Jimmy Willis, 70, had been living in the Keys since the mid-1970s, mostly on boats. Most recently, he had been living in a boat off Stock Island near Cow Key Channel. Authorities last week recovered a body in a partially submerged boat in the channel.

The body — a man in his 60s with long gray hair and a beard — fits their brother’s description, but a confirmation could not be established by family members because the Keys until today had been closed off to traffic.

“First stop is the morgue,’’ said Michael Willis. “If it’s not Jim, then we head to Key West to search.’’

Family members were hopeful after an acquaintance on Sunday identified a dinghy along the shore as Jimmy Willis’ — a sign that their brother might have made it to shore and a shelter before the storm hit.

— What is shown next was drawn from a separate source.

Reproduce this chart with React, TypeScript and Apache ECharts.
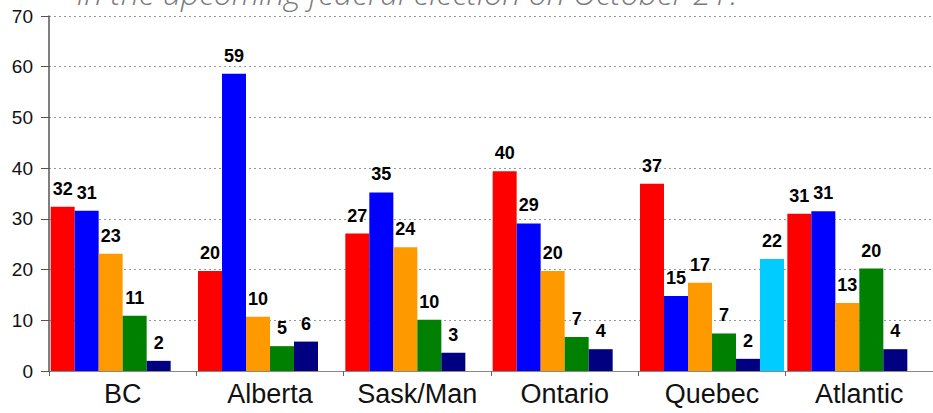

Jimmy Willis is a member of the prodigious Willis clan that ran Tom’s Furniture store in downtown Fort Pierce in the 1960s and 1970s. Jimmy was one of 12 children of store owners Tom and Catherine Willis, who died in 1970. When Tom Willis died of drowning in 1974, the Willis children, some still in elementary and high school, were left orphans. Grown siblings stepped in to help raise the younger siblings.

Jimmy Willis was a stand-out football player at John Carroll High School in Fort Pierce. The Fort Pierce News-Tribune described him as a “hard-hitting halfback.’’

“He was so shy and quiet,’’ recalled Patricia O’Neill Durham, a member of the Class of 1966 at John Carroll. “He was a wonderful guy and really good looking."

Jimmy was later drafted in the U.S. Army and saw combat in Vietnam in 1969 and 1970. The family has a long history of military service. Their father served in the U.S. Navy, as did three of Jimmy’s brothers.

Michael Willis said the war forever changed his brother, a kind and simple man who valued his independence and solitude. Because Jimmy had no phone or electricity, family members would occasionally drive to the Keys to make checks on their brother. Such a check was planned by sister Eileen Snow Sept. 9 but was canceled as Hurricane Irma set its sights on the Keys.